Bet You Didn’t Know: Halloween
to bob – поймать, ловить
to roam – бродить, скитаться
to keep at bay – не подпускать
needy  – бедные
pastry  – выпечка
guise  - внешний вид, наружность; внешность, облик
revive  – возрождать
prank  – проделка, шутка, шалость
hijinks [͵haıʹdʒıŋks] – шумное, бурное веселье
consumer  – потребитель
estimate  – оценивать
trivia  – мелочи
What do you know about Halloween?
When is Halloween celebrated?
What does the phrase “trick or treats” mean?

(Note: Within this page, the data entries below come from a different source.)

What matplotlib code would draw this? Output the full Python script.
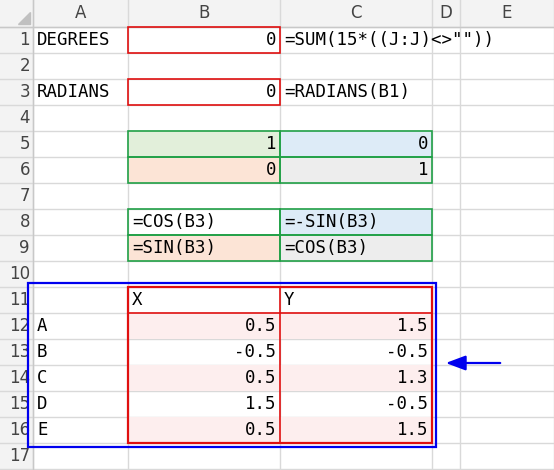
import matplotlib
matplotlib.use("Agg")
import matplotlib.pyplot as plt
from matplotlib.patches import Rectangle

# sheet content
col_names = ["A", "B", "C", "D", "E"]
row_count = 17
col_edges = [33, 128, 280, 432, 460, 554]
row_h = 26
top = 27

labels_a = {1: "DEGREES", 3: "RADIANS", 12: "A", 13: "B", 14: "C", 15: "D", 16: "E"}
formulas_c = {1: '=SUM(15*((J:J)<>""))', 3: "=RADIANS(B1)"}
values_b = {1: "0", 3: "0", 5: "1", 6: "0", 12: "0.5", 13: "-0.5", 14: "0.5", 15: "1.5", 16: "0.5"}
values_c = {5: "0", 6: "1", 12: "1.5", 13: "-0.5", 14: "1.3", 15: "-0.5", 16: "1.5"}
text_left_b = {8: "=COS(B3)", 9: "=SIN(B3)", 11: "X"}
text_left_c = {8: "=-SIN(B3)", 9: "=COS(B3)", 11: "Y"}
fills = {(5, 1): "#e2efda", (5, 2): "#ddebf7", (6, 1): "#fce4d6", (6, 2): "#ededed",
         (9, 1): "#fce4d6", (9, 2): "#ededed", (8, 2): "#ddebf7"}
for r in (12, 14, 16):
    fills[(r, 1)] = "#fdeeee"
    fills[(r, 2)] = "#fdeeee"

fig = plt.figure(figsize=(5.54, 4.7), dpi=100)
ax = fig.add_axes([0, 0, 1, 1])
ax.set_xlim(0, 554)
ax.set_ylim(470, 0)
ax.axis("off")
font = dict(family="DejaVu Sans Mono", fontsize=12.5, zorder=6)

def ry(r):
    return top + (r - 1) * row_h

# headers
ax.add_patch(Rectangle((0, 0), 554, top, color="#f3f3f3", lw=0))
ax.add_patch(Rectangle((0, 0), col_edges[0], 470, color="#f3f3f3", lw=0))
for (r, c), col in fills.items():
    ax.add_patch(Rectangle((col_edges[c], ry(r)), col_edges[c + 1] - col_edges[c], row_h, color=col, lw=0, zorder=3))
for x in col_edges:
    ax.plot([x, x], [0, 470], color="#d9d9d9", lw=1, zorder=2)
for r in range(1, row_count + 2):
    ax.plot([0, 554], [ry(r), ry(r)], color="#d9d9d9", lw=1, zorder=2)
ax.plot([0, 554], [top, top], color="#c8c8c8", lw=1, zorder=2)
ax.plot([col_edges[0]] * 2, [0, 470], color="#c8c8c8", lw=1, zorder=2)
ax.fill([18, 30, 30], [24, 24, 12], color="#c0c0c0")
for i, n in enumerate(col_names):
    ax.text((col_edges[i] + col_edges[i + 1]) / 2, top / 2, n, ha="center", va="center",
            color="#444444", fontsize=12, family="DejaVu Sans")
for r in range(1, row_count + 1):
    ax.text(col_edges[0] - 3, ry(r) + row_h / 2, str(r), ha="right", va="center",
            color="#444444", fontsize=12, family="DejaVu Sans")

def cell_text(r, c, s, align):
    y = ry(r) + row_h / 2
    if align == "left":
        ax.text(col_edges[c] + 4, y, s, ha="left", va="center", **font)
    else:
        ax.text(col_edges[c + 1] - 4, y, s, ha="right", va="center", **font)

for r, s in labels_a.items():
    cell_text(r, 0, s, "left")
for r, s in formulas_c.items():
    cell_text(r, 2, s, "left")
for r, s in values_b.items():
    cell_text(r, 1, s, "right")
for r, s in values_c.items():
    cell_text(r, 2, s, "right")
for r, s in text_left_b.items():
    cell_text(r, 1, s, "left")
for r, s in text_left_c.items():
    cell_text(r, 2, s, "left")

# borders
for r in (1, 3):
    ax.add_patch(Rectangle((col_edges[1], ry(r)), col_edges[2] - col_edges[1], row_h, fill=False,
                           ec="#e01010", lw=1.2, zorder=5))
for r in (5, 6, 8, 9):
    for c in (1, 2):
        ax.add_patch(Rectangle((col_edges[c], ry(r)), col_edges[c + 1] - col_edges[c], row_h, fill=False,
                               ec="#21a047", lw=1.2, zorder=5))
ax.add_patch(Rectangle((col_edges[1], ry(11)), col_edges[3] - col_edges[1], 6 * row_h, fill=False,
                       ec="#e01010", lw=1.6, zorder=5))
ax.plot([col_edges[2]] * 2, [ry(11), ry(17)], color="#e01010", lw=1.2, zorder=5)
ax.plot([col_edges[1], col_edges[3]], [ry(12), ry(12)], color="#e01010", lw=1.2, zorder=5)
ax.add_patch(Rectangle((28, ry(11) - 4), 436 - 28, 6 * row_h + 8, fill=False, ec="#0000ee", lw=1.6, zorder=5))
ax.annotate("", xy=(443, 363), xytext=(503, 363), zorder=6,
            arrowprops=dict(arrowstyle="-|>,head_length=1.2,head_width=0.45", color="#0000ee", lw=1.6))

fig.savefig("out.png", dpi=100)
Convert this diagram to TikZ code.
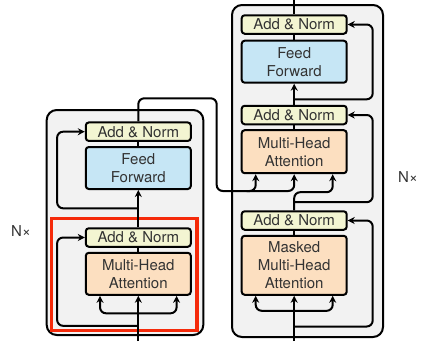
\documentclass[tikz,border=0pt]{standalone}
\usepackage{fontspec}
\setmainfont{TeX Gyre Heros}
\usetikzlibrary{arrows.meta,calc}
\definecolor{bggray}{HTML}{F2F2F2}
\definecolor{anfill}{HTML}{F3F5D2}
\definecolor{fffill}{HTML}{C6E6F5}
\definecolor{attfill}{HTML}{FCDFC0}
\definecolor{redbox}{HTML}{F52A0A}
\begin{document}
\begin{tikzpicture}[x=1pt,y=-1pt,
  blk/.style={draw=black, line width=2pt, rounded corners=3pt, minimum width=105pt, inner sep=0pt, align=center, font=\fontsize{15}{18}\selectfont, text=black!80},
  an/.style={blk, fill=anfill, minimum height=18.5pt},
  ff/.style={blk, fill=fffill, minimum height=42pt},
  att/.style={blk, fill=attfill},
  outer/.style={draw=black, line width=2pt, fill=bggray, rounded corners=10pt, inner sep=0pt},
  redframe/.style={draw=redbox, line width=3.4pt, inner sep=0pt},
  lbl/.style={font=\fontsize{15}{18}\selectfont, text=black!80},
  conn/.style={line width=2pt, rounded corners=6pt},
  arr/.style={conn, -{Stealth[length=7pt,width=7pt]}},
]
\useasboundingbox (0,0) rectangle (428,341);
% outer boxes
\node[outer, minimum width=156.6pt, minimum height=225pt] (encbox) at (125,222.5) {};
\node[outer, minimum width=151pt, minimum height=332pt] (decbox) at (307.5,171) {};
\node[redframe, minimum width=145.5pt, minimum height=112pt] (red) at (124.3,274.5) {};
% encoder blocks
\node[an] (eAN2) at (138.3,131.7) {Add \& Norm};
\node[ff] (eFF) at (138.3,168) {Feed\\Forward};
\node[an] (eAN1) at (138.3,237.5) {Add \& Norm};
\node[att, minimum height=42pt] (eMHA) at (138.3,273.8) {Multi-Head\\Attention};
% decoder blocks
\node[an] (dAN3) at (294.2,24.5) {Add \& Norm};
\node[ff] (dFF) at (294.2,61.7) {Feed\\Forward};
\node[an] (dAN2) at (294.2,115) {Add \& Norm};
\node[att, minimum height=43pt] (dMHA) at (294.2,151.7) {Multi-Head\\Attention};
\node[an] (dAN1) at (294.2,220.5) {Add \& Norm};
\node[att, minimum height=59pt] (dMMHA) at (294.2,265.3) {Masked\\Multi-Head\\Attention};
% labels
\node[lbl] (nx1) at (21,231) {N×};
\node[lbl] (nx2) at (408,177) {N×};
% coordinates
\coordinate (ein) at (138.3,341);
\coordinate (din) at (294.2,341);
\coordinate (dout) at (294.2,0);
\coordinate (turn1) at (216.7,98.3);
\coordinate (bus) at (216.7,191);
% encoder connectors
\draw[arr] (ein) -- (eMHA.south);
\draw[arr] ($(eMHA.south)+(0,17.5)$) -| ($(eMHA.south)+(-38.3,0)$);
\draw[arr] ($(eMHA.south)+(0,17.5)$) -| ($(eMHA.south)+(38.3,0)$);
\draw[conn] (eMHA.north) -- (eAN1.south);
\draw[arr] ($(eMHA.south)+(0,30)$) -| ($(eAN1.west)+(-27.7,0)$) -- (eAN1.west);
\draw[arr] (eAN1.north) -- (eFF.south);
\draw[arr] ($(eFF.south)+(0,18.3)$) -| ($(eAN2.west)+(-27.7,0)$) -- (eAN2.west);
\draw[conn] (eFF.north) -- (eAN2.south);
% encoder to decoder
\draw[arr] (eAN2.north) |- (turn1) -- (bus) -| ($(dMHA.south)+(-38.5,0)$);
\draw[arr] ($(bus)+(30,0)$) -| (dMHA.south);
% decoder connectors
\draw[arr] (din) -- (dMMHA.south);
\draw[arr] ($(dMMHA.south)+(0,15)$) -| ($(dMMHA.south)+(-38.5,0)$);
\draw[arr] ($(dMMHA.south)+(0,15)$) -| ($(dMMHA.south)+(38.5,0)$);
\draw[arr] ($(dMMHA.south)+(0,30.7)$) -| ($(dAN1.east)+(25,0)$) -- (dAN1.east);
\draw[conn] (dMMHA.north) -- (dAN1.south);
\draw[arr] (dAN1.north) |- ($(dMHA.south)+(20,18)$) -| ($(dMHA.south)+(38.5,0)$);
\draw[arr] ($(dMHA.south)+(0,28)$) -| ($(dAN2.east)+(25,0)$) -- (dAN2.east);
\draw[conn] (dMHA.north) -- (dAN2.south);
\draw[arr] (dAN2.north) -- (dFF.south);
\draw[arr] ($(dFF.south)+(0,15.6)$) -| ($(dAN3.east)+(25,0)$) -- (dAN3.east);
\draw[conn] (dFF.north) -- (dAN3.south);
\draw[conn] (dAN3.north) -- (dout);
\end{tikzpicture}
\end{document}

When most people think of Halloween, they think of trick-or-treating, parades, bobbing for apples, and other family-friendly activities. But bet you didn’t know the true story behind the ancient origins of Halloween. It all goes back some 2000 years to the ancient Celtic festival known as Samhain (pronounced Sal wen) celebrated on November 1st. On the night before Samhain, people believed that the dead returned as ghosts. They would leave food and wine on their doorsteps to keep roaming spirits at bay and wear masks when they left the house, so they would be mistaken for fellow ghosts. The Christian church turned Samhain into All Saints Day or All Hallows in the 8th century. The night before became All Hallows’ Eve, later shortened to Halloween. You heard of trick-or-treating on Halloween, but what about “souling” or “guising”? All three of these traditions originated in Medieval Britian. On All Souls’ Day, November 2nd, the needy would bake for pastries known as soul cakes. In return, they would pray for people’s dead relatives. This was called “souling”. In the Medieval Halloween tradition of guising, young people would dress up in costume and accept food, wine, money, and other offerings in exchange for singing, reciting poetry, or telling jokes. In 19th century America, Irish and Scottish immigrants revived these old traditions; the result was trick-or-treating. At first, it was much more about the tricks in the form of pranks and hijinks than the treats. It wasn’t until the 1950s that the custom took on its current family-friendly, kid-centered form. Today, Halloween is big business, with U.S. consumers spending more than 2.5 billion on costumes annually, adding the candy, and it’s estimated that Americans spend up to 6 billion on Halloween each year, making it the 2nd most commercial holiday after Christmas. So whether you are a fan of tricks, treats, or trivia, there’s a bit of Halloween history we bet you didn’t know.
True or False:
Halloween is an ancient American festival.
Samhain was celebrated on November 1st.
People wore masks to look prettier.
Souling is dressing up in costume and accepting food, wine, money, and other offerings in exchange for singing, reciting poetry, or telling jokes.
To guise means to bake soul cakes.
In 1950s the custom of trick and treating took on its current family-friendly, kid-centered form.
Halloween is the 2nd most commercial holiday after Christmas.